■ **INSTRUCTION**
Pictures are not part of the copy. Give again exactly the lines from the one with "Write a component" to the one with "CartesianGrid, ReferenceLine, ReferenceArea", inclusive.

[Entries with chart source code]
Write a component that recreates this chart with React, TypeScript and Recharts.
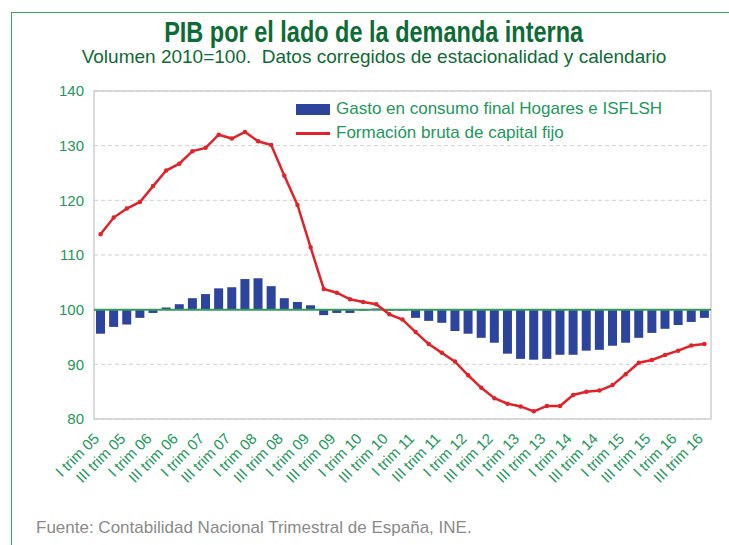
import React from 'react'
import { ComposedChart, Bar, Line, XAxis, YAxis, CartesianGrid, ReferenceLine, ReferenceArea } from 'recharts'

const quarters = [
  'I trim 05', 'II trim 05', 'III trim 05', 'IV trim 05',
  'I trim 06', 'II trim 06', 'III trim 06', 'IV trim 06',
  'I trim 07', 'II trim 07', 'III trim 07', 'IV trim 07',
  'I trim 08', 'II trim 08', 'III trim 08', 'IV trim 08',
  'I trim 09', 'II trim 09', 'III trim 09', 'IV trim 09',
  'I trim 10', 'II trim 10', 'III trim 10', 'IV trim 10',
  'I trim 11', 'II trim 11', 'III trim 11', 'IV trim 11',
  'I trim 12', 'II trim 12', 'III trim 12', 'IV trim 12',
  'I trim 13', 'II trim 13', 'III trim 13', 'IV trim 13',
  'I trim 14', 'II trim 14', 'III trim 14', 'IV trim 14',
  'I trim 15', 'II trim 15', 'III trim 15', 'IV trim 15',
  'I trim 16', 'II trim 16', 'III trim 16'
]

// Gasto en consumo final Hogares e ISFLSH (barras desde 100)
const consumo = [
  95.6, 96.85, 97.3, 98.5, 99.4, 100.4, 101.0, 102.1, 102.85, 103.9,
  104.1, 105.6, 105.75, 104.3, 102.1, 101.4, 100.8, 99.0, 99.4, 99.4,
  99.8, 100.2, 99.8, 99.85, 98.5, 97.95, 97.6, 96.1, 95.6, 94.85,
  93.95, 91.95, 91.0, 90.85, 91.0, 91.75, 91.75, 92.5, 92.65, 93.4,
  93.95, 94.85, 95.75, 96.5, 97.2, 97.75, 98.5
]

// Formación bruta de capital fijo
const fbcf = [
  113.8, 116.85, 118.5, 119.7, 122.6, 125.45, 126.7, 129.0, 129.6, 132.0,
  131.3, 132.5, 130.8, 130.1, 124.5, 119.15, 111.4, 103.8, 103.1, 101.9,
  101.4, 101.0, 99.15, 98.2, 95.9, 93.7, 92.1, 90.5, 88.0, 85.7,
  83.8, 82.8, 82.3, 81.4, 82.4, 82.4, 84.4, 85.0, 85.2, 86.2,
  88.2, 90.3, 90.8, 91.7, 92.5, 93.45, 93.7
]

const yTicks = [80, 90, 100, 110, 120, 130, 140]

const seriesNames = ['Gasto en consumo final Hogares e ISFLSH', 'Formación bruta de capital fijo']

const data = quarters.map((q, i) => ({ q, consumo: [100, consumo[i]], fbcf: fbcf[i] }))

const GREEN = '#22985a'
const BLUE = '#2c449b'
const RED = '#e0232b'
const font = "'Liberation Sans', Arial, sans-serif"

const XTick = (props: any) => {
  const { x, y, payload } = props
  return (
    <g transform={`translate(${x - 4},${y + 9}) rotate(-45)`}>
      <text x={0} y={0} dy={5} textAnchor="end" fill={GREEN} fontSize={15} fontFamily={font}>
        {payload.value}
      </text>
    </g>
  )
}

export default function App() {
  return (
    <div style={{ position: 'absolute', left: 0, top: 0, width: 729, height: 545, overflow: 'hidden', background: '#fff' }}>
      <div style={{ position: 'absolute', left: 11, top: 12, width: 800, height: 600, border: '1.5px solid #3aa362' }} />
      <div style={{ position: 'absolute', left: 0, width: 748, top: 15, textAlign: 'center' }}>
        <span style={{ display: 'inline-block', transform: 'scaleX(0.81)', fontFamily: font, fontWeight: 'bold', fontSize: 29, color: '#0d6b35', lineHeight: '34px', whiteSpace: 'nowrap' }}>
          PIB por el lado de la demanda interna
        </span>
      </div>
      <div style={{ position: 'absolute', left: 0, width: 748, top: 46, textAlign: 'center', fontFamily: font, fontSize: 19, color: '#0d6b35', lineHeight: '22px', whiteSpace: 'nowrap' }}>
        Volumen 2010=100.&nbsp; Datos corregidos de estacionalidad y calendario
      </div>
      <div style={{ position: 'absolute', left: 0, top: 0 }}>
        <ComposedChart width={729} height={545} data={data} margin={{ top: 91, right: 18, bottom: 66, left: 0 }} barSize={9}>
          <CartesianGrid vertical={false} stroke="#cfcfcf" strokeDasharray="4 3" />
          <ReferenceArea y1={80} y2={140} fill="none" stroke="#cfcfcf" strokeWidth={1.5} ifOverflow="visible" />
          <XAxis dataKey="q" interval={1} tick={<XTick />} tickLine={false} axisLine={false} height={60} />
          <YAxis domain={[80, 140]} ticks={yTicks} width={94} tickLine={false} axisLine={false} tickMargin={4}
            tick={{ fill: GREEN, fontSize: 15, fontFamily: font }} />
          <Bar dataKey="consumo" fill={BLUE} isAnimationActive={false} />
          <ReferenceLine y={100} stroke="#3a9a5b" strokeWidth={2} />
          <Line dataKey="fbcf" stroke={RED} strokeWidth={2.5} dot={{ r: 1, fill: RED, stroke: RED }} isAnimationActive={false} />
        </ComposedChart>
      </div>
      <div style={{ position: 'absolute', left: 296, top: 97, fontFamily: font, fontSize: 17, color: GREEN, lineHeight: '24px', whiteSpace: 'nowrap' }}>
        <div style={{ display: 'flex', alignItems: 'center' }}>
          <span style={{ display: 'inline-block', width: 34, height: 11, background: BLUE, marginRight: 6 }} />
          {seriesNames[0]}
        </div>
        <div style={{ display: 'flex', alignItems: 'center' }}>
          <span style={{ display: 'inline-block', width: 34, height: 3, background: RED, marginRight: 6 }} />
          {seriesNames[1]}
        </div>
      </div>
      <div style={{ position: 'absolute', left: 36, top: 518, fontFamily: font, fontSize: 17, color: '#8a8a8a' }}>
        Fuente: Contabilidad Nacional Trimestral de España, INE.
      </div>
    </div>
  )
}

--

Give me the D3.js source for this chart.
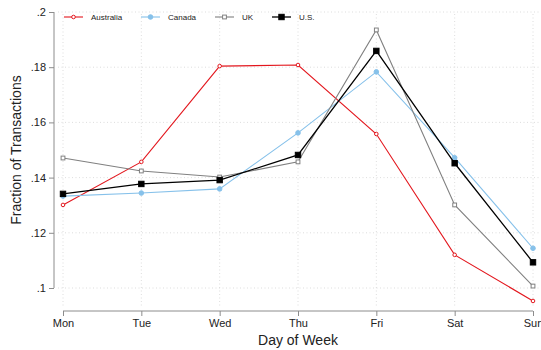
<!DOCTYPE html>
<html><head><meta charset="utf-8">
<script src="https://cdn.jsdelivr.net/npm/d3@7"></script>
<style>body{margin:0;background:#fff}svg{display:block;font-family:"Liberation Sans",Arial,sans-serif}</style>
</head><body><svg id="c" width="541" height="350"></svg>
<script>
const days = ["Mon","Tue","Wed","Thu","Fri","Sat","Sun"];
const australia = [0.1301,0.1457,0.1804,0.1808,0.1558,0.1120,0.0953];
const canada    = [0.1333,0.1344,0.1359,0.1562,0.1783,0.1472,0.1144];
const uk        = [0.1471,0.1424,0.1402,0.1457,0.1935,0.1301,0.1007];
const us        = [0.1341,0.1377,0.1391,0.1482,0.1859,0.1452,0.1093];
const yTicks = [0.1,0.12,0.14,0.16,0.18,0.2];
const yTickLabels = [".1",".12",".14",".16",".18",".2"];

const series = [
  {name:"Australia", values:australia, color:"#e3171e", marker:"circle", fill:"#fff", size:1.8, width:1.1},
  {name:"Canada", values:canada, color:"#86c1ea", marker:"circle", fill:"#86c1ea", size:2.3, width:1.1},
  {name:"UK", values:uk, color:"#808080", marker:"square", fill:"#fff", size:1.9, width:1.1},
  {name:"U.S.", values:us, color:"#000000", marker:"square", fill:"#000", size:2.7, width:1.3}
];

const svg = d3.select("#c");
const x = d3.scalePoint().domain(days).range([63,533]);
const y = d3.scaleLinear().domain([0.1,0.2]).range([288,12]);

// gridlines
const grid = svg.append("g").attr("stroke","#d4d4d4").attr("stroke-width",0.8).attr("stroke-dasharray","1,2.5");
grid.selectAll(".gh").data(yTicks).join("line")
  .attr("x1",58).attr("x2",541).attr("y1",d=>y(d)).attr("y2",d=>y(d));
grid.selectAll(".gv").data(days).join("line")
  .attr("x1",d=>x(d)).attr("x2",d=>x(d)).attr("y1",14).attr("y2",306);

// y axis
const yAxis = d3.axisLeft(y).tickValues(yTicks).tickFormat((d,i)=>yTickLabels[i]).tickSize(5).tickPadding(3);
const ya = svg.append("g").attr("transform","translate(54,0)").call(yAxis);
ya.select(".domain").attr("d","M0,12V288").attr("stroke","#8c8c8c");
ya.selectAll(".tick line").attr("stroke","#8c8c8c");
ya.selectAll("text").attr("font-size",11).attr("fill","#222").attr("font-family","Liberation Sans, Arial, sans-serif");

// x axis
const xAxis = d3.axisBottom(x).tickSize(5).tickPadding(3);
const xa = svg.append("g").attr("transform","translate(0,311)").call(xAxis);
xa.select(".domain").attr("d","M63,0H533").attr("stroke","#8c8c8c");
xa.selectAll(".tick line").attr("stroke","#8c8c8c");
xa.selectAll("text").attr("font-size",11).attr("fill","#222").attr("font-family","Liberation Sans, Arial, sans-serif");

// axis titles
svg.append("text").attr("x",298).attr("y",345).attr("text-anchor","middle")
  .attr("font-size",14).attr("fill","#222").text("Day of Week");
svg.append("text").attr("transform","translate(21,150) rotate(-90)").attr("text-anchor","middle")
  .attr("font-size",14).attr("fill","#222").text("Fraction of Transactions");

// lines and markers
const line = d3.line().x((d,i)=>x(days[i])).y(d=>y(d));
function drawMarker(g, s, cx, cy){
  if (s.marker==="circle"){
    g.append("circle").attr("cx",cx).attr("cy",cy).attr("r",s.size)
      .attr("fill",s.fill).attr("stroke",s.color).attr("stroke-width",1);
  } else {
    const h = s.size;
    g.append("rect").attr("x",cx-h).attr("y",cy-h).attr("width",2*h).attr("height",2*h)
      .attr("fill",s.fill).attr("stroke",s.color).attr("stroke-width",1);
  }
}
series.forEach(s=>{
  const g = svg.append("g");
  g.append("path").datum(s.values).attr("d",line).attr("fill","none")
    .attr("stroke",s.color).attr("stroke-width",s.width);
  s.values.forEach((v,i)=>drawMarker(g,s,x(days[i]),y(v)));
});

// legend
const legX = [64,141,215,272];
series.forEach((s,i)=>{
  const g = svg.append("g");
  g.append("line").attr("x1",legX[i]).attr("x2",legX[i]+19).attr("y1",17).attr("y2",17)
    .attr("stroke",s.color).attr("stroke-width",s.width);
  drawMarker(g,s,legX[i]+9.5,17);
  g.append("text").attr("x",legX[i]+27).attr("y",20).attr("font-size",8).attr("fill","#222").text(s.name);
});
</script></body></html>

■ **COMPLETE ANSWER**
Write a component that recreates this chart with React, TypeScript and Recharts.
import React from 'react'
import { ComposedChart, Bar, Line, XAxis, YAxis, CartesianGrid, ReferenceLine, ReferenceArea } from 'recharts'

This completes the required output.